There are, we’re told, no bystanders and no outside-standers. This is equivalent, I think, to saying there are no separate selves and things. But, of course, selecting and working with these terms creates a certain environment. Just thinking about and maybe picturing what bystanders and outsiders might be, various things come up. One that strikes me now is the sense of loneliness and isolation. Of course, that’s personal and specific for me right now, but it’s also related to TSK vision: part of the vision is based on the journey towards intimacy and unity in life, from being a bystander who lives in the midst of outside standers. – An Introduction to TSK
People require “personal space.” Think on that for sec.
I live in an Asian country right now (and will leave soon!). People often require less “personal space.” It took a lot of getting used to. When I had, though, it felt nice at times, really comforting. That space of comfort around myself was replace time and again by a comfort with people getting close to me. That was really pleasant. I’m thinking I might miss that. Proxemics is studied by sociologists, and according to one textbook, most Asian countries are considered high distance cultures. To me this seems wrong.
Of course, less distance doesn’t mean more intimacy, or less loneliness.

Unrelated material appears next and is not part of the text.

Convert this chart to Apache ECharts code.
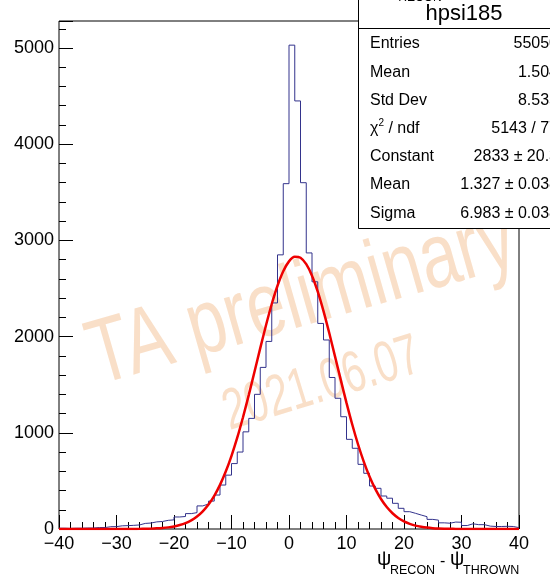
<!DOCTYPE html>
<html>
<head>
<meta charset="utf-8">
<script src="https://cdn.jsdelivr.net/npm/echarts@6/dist/echarts.min.js"></script>
<style>
html,body{margin:0;padding:0;background:#fff;}
#chart{width:550px;height:577px;}
</style>
</head>
<body>
<div id="chart"></div>
<script>
// ---- data ----
const binStart = -40;
const binWidth = 1;
const counts = [
  8, 6, 8, 8, 10, 10, 15, 15, 24, 25,          // -40 .. -31
  33, 35, 38, 42, 58, 62, 74, 78, 90, 95,      // -30 .. -21
  125, 130, 160, 170, 240, 260, 290, 353, 457, 560, // -20 .. -11
  680, 800, 1010, 1150, 1400, 1680, 1950, 2350, 2850, 3590, // -10 .. -1
  5030, 4450, 3600, 2870, 2570, 2137, 1965, 1575, 1359, 1167, // 0 .. 9
  932, 839, 672, 579, 447, 423, 343, 320, 267, 215, // 10 .. 19
  180, 163, 145, 128, 100, 92, 64, 60, 72, 70,  // 20 .. 29
  36, 54, 45, 45, 30, 26, 26, 28, 26, 14        // 30 .. 39
];
const fitX = [];
for (let v = -40; v <= 40; v++) fitX.push(v);
const fitY = [
  0, 0, 0, 0, 0, 0, 0, 0, 0, 0,                 // -40 .. -31
  0.1, 0.2, 0.4, 0.8, 1.3, 2.3, 3.9, 6.6, 10.7, 17, // -30 .. -21
  27, 41, 61, 90, 130, 184, 255, 345, 459, 597, // -20 .. -11
  761, 949, 1162, 1392, 1635, 1880, 2118, 2339, 2529, 2680, // -10 .. -1
  2782, 2830, 2820, 2753, 2633, 2467, 2265, 2037, 1795, 1550, // 0 .. 9
  1311, 1086, 881, 701, 546, 417, 312, 228, 164, 115, // 10 .. 19
  79, 54, 35, 23, 14.6, 9, 5.5, 3.3, 1.9, 1.1,  // 20 .. 29
  0.6, 0.3, 0.15, 0, 0, 0, 0, 0, 0, 0,          // 30 .. 39
  0                                             // 40
];
const xTicks = [-40, -30, -20, -10, 0, 10, 20, 30, 40];
const yTicks = [0, 1000, 2000, 3000, 4000, 5000];
const statsTitle = 'hpsi185';
const statsNames = ['Entries', 'Mean', 'Std Dev', '{b|χ}{sup|2}{b| / ndf}', 'Constant', 'Mean', 'Sigma'];
const statsValues = ['55050', '1.504', '8.535', '5143 / 77', '2833 ± 20.3', '1.327 ± 0.038', '6.983 ± 0.038'];

// ---- build ----
const histData = counts.map((c, i) => [binStart + i * binWidth, c]);
histData.push([binStart + counts.length * binWidth, counts[counts.length - 1]]);
const fitData = fitX.map((x, i) => [x, fitY[i]]);

const FONT = '"Liberation Sans", Arial, Helvetica, sans-serif';
const minus = s => String(s).replace('-', '\u2212');

const statsChildren = [
  {type: 'rect', shape: {x: 358.5, y: -5, width: 230, height: 233.5},
   style: {fill: '#fff', stroke: '#000', lineWidth: 1}},
  {type: 'line', shape: {x1: 358.5, y1: 28.5, x2: 600, y2: 28.5},
   style: {stroke: '#000', lineWidth: 1}},
  {type: 'text', x: 464, y: 14, style: {text: statsTitle, font: '22px ' + FONT,
   fill: '#000', align: 'center', verticalAlign: 'middle'}}
];
statsNames.forEach((n, i) => {
  const yy = 44 + i * 28.2;
  statsChildren.push({type: 'text', x: 370, y: yy, style: {
    text: n, fill: '#000', align: 'left', verticalAlign: 'middle',
    font: '16px ' + FONT,
    rich: {b: {fontSize: 16, fontFamily: FONT, lineHeight: 20, verticalAlign: 'middle'},
           sup: {fontSize: 10, fontFamily: FONT, lineHeight: 10, verticalAlign: 'top'}}
  }});
  statsChildren.push({type: 'text', x: 558, y: yy, style: {
    text: statsValues[i], fill: '#000', align: 'right', verticalAlign: 'middle',
    font: '16px ' + FONT
  }});
});

// x-axis title pieces
const titleParts = [
  {t: 'ψ', x: 377, y: 559, size: 20},
  {t: 'RECON', x: 390, y: 571, size: 12.5},
  {t: '-', x: 440, y: 562, size: 16},
  {t: 'ψ', x: 450, y: 559, size: 20},
  {t: 'THROWN', x: 463, y: 571, size: 12.5}
];
const titleEls = titleParts.map(p => ({type: 'text', z: 100, x: p.x, y: p.y,
  style: {text: p.t, font: p.size + 'px ' + FONT, fill: '#000', align: 'left', verticalAlign: 'middle'}}));

const chart = echarts.init(document.getElementById('chart'), null, {renderer: 'canvas'});
const option = {
  backgroundColor: '#fff',
  animation: false,
  grid: {left: 59, right: 31, top: 21, bottom: 48, show: true,
         borderColor: '#000', borderWidth: 1, backgroundColor: 'transparent'},
  xAxis: {
    type: 'value', min: -40, max: 40, interval: 10,
    axisLine: {show: false, onZero: false},
    splitLine: {show: false},
    axisTick: {show: true, inside: true, length: 14, lineStyle: {color: '#000', width: 1}},
    minorTick: {show: true, splitNumber: 5, length: 7, lineStyle: {color: '#000', width: 1}},
    axisLabel: {color: '#000', fontSize: 18, fontFamily: FONT, margin: 6,
      formatter: v => xTicks.indexOf(v) >= 0 ? minus(v) : ''}
  },
  yAxis: [{
    type: 'value', min: 0, max: 5281, interval: 1000,
    axisLine: {show: false, onZero: false},
    splitLine: {show: false},
    axisTick: {show: true, inside: true, length: 14, lineStyle: {color: '#000', width: 1}},
    axisLabel: {color: '#000', fontSize: 18, fontFamily: FONT, margin: 5,
      formatter: v => yTicks.indexOf(v) >= 0 ? String(v) : ''}
  }, {
    type: 'value', min: 0, max: 5281, interval: 200, position: 'left', offset: 0,
    axisLine: {show: false, onZero: false},
    splitLine: {show: false},
    axisTick: {show: true, inside: true, length: 7, lineStyle: {color: '#000', width: 1}},
    axisLabel: {show: false}
  }],
  graphic: [
    {type: 'text', z: -10, x: 302, y: 300, rotation: 16 * Math.PI / 180, scaleX: 0.75,
     style: {text: 'TA preliminary', font: '92px ' + FONT, fill: 'rgba(238,170,110,0.38)',
       align: 'center', verticalAlign: 'middle', shadowBlur: 6, shadowColor: 'rgba(238,170,110,0.5)'}},
    {type: 'text', z: -10, x: 322, y: 385, rotation: 17 * Math.PI / 180, scaleX: 0.7,
     style: {text: '2021.06.07', font: '58px ' + FONT, fill: 'rgba(238,170,110,0.38)',
       align: 'center', verticalAlign: 'middle', shadowBlur: 6, shadowColor: 'rgba(238,170,110,0.5)'}},
    {type: 'group', z: 100, children: statsChildren},
    {type: 'text', z: 101, x: 420, y: -2, style: {text: 'RECON', font: '12px ' + FONT,
      fill: '#000', align: 'center', verticalAlign: 'middle'}}
  ].concat(titleEls),
  series: [{
    type: 'line', name: 'hist', data: histData, step: 'end', showSymbol: false, symbol: 'none',
    lineStyle: {color: '#33338c', width: 1}, z: 3, silent: true
  }, {
    type: 'line', name: 'fit', data: fitData, smooth: 0.3, showSymbol: false, symbol: 'none',
    lineStyle: {color: '#ee0000', width: 2.5}, z: 4, silent: true
  }]
};
chart.setOption(option);
</script>
</body>
</html>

But it’s part of the picture.
Of course, if you meditate, the loneliness and the interconnectedness become more pronounced as things start to melt down, and I won’t say, “melt down… in a positive way,” because it’s melting that is not as comfortable or safe as that. This might sound cool, but it’s accurate I think. Personal space starts to erode, and this has nice and not nice implications.
“The simplicity is hardheaded. You just sit down and do the practice. You bring yourself down to earth, over and over, with some gentleness and relaxation. “- 108 reflections on practice
I think that hardheaded simplicity has a number of functions. Like precision, it helps when things get rough. Practice does make things get rough. John Perks, a student of Trunpga Rinpoche, writes about how serving this teacher helped him grow, but also made his ego fall apart, a traumatic experience, according to him. He mentions that Trungpa emphasized precision and noticing details, and that this helped as Perks began to feel unmoored by the teacher’s powerful energy and unpredictability.

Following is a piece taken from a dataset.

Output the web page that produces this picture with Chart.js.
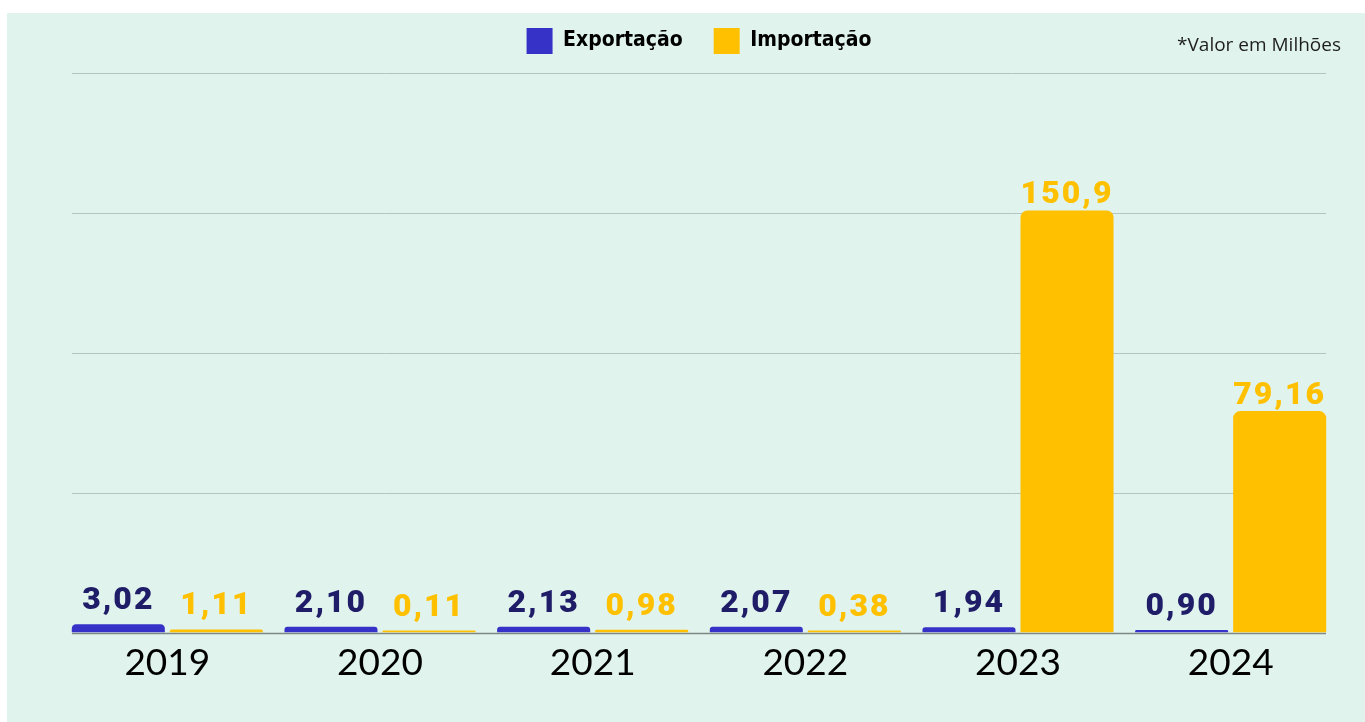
<!DOCTYPE html>
<html>
<head>
<meta charset="utf-8">
<script src="https://cdn.jsdelivr.net/npm/chart.js@4.4.1/dist/chart.umd.min.js"></script>
<style>
  html, body { margin: 0; padding: 0; background: #ffffff; width: 1365px; height: 722px; overflow: hidden; }
  #panel { position: absolute; left: 7px; top: 13px; right: 0; bottom: 0; background: #e0f4ed; }
  #wrap { position: absolute; left: 0; top: 0; width: 1365px; height: 722px; }
  #note { position: absolute; right: 24px; top: 31px; font-family: "Open Sans", sans-serif; font-size: 19px; line-height: 26px; color: #1e1e1e; }
</style>
</head>
<body>
<div id="panel"></div>
<div id="wrap"><canvas id="c" width="1365" height="722"></canvas></div>
<div id="note">*Valor em Milhões</div>
<script>
const categories = ['2019', '2020', '2021', '2022', '2023', '2024'];
const exportacao = [3.02, 2.10, 2.13, 2.07, 1.94, 0.90];
const importacao = [1.11, 0.11, 0.98, 0.38, 150.9, 79.16];
const exportLabels = ['3,02', '2,10', '2,13', '2,07', '1,94', '0,90'];
const importLabels = ['1,11', '0,11', '0,98', '0,38', '150,9', '79,16'];
const gridValues = [0, 50, 100, 150, 200];

const gridPlugin = {
  id: 'gridLines',
  beforeDatasetsDraw(chart) {
    const { ctx, chartArea, scales } = chart;
    const inset = 11;
    ctx.save();
    gridValues.forEach(v => {
      const y = Math.round(scales.y.getPixelForValue(v)) + 0.5;
      ctx.beginPath();
      ctx.strokeStyle = v === 0 ? '#7d8783' : '#b4c5bf';
      ctx.lineWidth = v === 0 ? 1.5 : 1;
      ctx.moveTo(chartArea.left + inset, y);
      ctx.lineTo(chartArea.right - inset, y);
      ctx.stroke();
    });
    ctx.restore();
  }
};

const labelPlugin = {
  id: 'valueLabels',
  afterDatasetsDraw(chart) {
    const { ctx } = chart;
    const sets = [
      { labels: exportLabels, color: '#1f1c68' },
      { labels: importLabels, color: '#ffc000' }
    ];
    ctx.save();
    ctx.font = '900 32px Roboto, sans-serif';
    ctx.letterSpacing = '2px';
    ctx.textAlign = 'center';
    ctx.textBaseline = 'alphabetic';
    chart.data.datasets.forEach((ds, di) => {
      const meta = chart.getDatasetMeta(di);
      meta.data.forEach((bar, i) => {
        const h = bar.base - bar.y;
        const off = h < 20 ? 15 : 7;
        ctx.fillStyle = sets[di].color;
        ctx.fillText(sets[di].labels[i], bar.x, bar.y - off);
      });
    });
    ctx.restore();
  }
};

new Chart(document.getElementById('c'), {
  type: 'bar',
  data: {
    labels: categories,
    datasets: [
      {
        label: 'Exportação',
        data: exportacao,
        backgroundColor: '#3632c8',
        borderRadius: { topLeft: 7, topRight: 7 },
        borderSkipped: 'bottom',
        minBarLength: 2
      },
      {
        label: 'Importação',
        data: importacao,
        backgroundColor: '#ffc000',
        borderRadius: { topLeft: 7, topRight: 7 },
        borderSkipped: 'bottom',
        minBarLength: 2
      }
    ]
  },
  options: {
    responsive: false,
    animation: false,
    devicePixelRatio: 1,
    layout: { padding: { left: 61, right: 28, top: -3, bottom: 37 } },
    datasets: { bar: { categoryPercentage: 0.922, barPercentage: 0.949 } },
    plugins: {
      legend: {
        display: true,
        position: 'top',
        labels: {
          boxWidth: 26,
          boxHeight: 26,
          padding: 31,
          color: '#000000',
          font: { family: '"DejaVu Sans Condensed", "Liberation Sans Narrow", sans-serif', size: 21, weight: 'bold' }
        }
      },
      subtitle: {
        display: true,
        text: '',
        weight: 500,
        font: { size: 5, lineHeight: 1 },
        padding: { top: 0, bottom: 4 }
      },
      tooltip: { enabled: false },
      title: { display: false }
    },
    scales: {
      x: {
        grid: { display: false },
        border: { display: false },
        ticks: {
          color: '#000000',
          padding: 0,
          font: { family: 'Lato, sans-serif', size: 37, weight: 'normal' }
        }
      },
      y: {
        display: false,
        min: 0,
        max: 200,
        ticks: { stepSize: 50 }
      }
    }
  },
  plugins: [gridPlugin, labelPlugin]
});
</script>
</body>
</html>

What about animals? I should go back to that too, I suppose. And then wrap up.
In Buddhist terms, the animal mentality is stupid, addictive, habitual, pushing forward on instinct. It’s similar to a god-like world experience, just less refined. They’re both considered to be “buddha family” expressions.
It’s almost impossible, I think, to say what waking up is like. It is not like being an addict, or a beast caught in instinct, or someone blissed-out by god type experiences of drugs, immersion in pleasancies, etc. The intense loneliness has to figure in. THere’s a music video I hate about that, comparing us to astronauts. Then the lead singer is obviously so self-involved (unlike me) and caught in being a kid (unlike me).

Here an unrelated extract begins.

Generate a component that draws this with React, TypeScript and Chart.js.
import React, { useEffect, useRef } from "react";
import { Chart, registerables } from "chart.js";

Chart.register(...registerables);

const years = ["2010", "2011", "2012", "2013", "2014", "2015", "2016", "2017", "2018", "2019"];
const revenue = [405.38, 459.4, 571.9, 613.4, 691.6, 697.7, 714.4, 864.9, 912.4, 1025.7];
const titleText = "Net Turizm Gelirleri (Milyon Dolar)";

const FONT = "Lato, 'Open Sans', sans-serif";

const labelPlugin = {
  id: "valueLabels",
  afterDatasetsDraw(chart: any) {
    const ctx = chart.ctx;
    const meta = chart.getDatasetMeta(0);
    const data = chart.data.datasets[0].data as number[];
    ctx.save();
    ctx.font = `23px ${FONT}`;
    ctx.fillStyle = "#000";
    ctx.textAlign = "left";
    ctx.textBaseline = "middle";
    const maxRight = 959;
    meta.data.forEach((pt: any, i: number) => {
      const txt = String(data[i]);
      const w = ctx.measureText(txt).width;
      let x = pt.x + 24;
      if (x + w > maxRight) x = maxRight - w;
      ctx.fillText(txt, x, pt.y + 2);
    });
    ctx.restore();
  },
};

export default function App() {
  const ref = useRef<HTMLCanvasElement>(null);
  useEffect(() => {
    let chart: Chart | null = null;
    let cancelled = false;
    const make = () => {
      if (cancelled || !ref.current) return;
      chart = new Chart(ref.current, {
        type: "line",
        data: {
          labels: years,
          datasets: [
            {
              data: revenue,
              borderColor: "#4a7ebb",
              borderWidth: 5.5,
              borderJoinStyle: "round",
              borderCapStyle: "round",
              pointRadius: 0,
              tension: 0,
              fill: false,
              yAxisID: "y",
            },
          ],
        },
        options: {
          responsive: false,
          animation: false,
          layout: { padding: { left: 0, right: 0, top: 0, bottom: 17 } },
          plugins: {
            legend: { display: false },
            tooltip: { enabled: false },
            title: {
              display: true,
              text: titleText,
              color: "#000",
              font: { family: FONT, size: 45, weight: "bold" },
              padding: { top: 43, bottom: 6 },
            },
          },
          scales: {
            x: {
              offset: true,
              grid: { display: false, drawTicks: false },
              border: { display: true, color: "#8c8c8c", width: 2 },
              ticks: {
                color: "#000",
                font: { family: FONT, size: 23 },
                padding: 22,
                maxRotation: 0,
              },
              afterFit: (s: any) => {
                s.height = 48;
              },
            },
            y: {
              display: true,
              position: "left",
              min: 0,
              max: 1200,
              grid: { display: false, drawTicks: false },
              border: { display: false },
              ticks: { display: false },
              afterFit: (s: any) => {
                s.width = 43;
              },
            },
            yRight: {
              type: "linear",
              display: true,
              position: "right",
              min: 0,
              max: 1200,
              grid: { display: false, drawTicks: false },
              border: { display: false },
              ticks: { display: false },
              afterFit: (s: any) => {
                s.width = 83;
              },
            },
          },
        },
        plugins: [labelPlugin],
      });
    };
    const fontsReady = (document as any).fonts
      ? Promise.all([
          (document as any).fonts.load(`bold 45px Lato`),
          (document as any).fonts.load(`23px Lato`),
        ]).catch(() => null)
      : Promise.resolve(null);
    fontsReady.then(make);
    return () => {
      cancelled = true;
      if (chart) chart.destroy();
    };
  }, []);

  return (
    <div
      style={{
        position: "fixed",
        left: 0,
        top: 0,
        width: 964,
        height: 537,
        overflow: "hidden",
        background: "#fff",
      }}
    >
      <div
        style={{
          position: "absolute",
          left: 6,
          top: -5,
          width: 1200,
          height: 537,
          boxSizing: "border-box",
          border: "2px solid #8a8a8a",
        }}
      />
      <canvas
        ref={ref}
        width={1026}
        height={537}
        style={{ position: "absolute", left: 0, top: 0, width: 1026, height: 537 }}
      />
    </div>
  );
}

Animals communicate. People do too. Space figures in. We communicate via space. Space projects space into space. At one point do insanities become wisdom and vice versa? At what point do insanities become wisdom? What is crazy wisdom? When does simplicity become an escape for the fearful little creatures?
The feeling of being an outsider, or a bystander is not separate from interconnection either- something to be outside of. Again, space means relationship, and movement.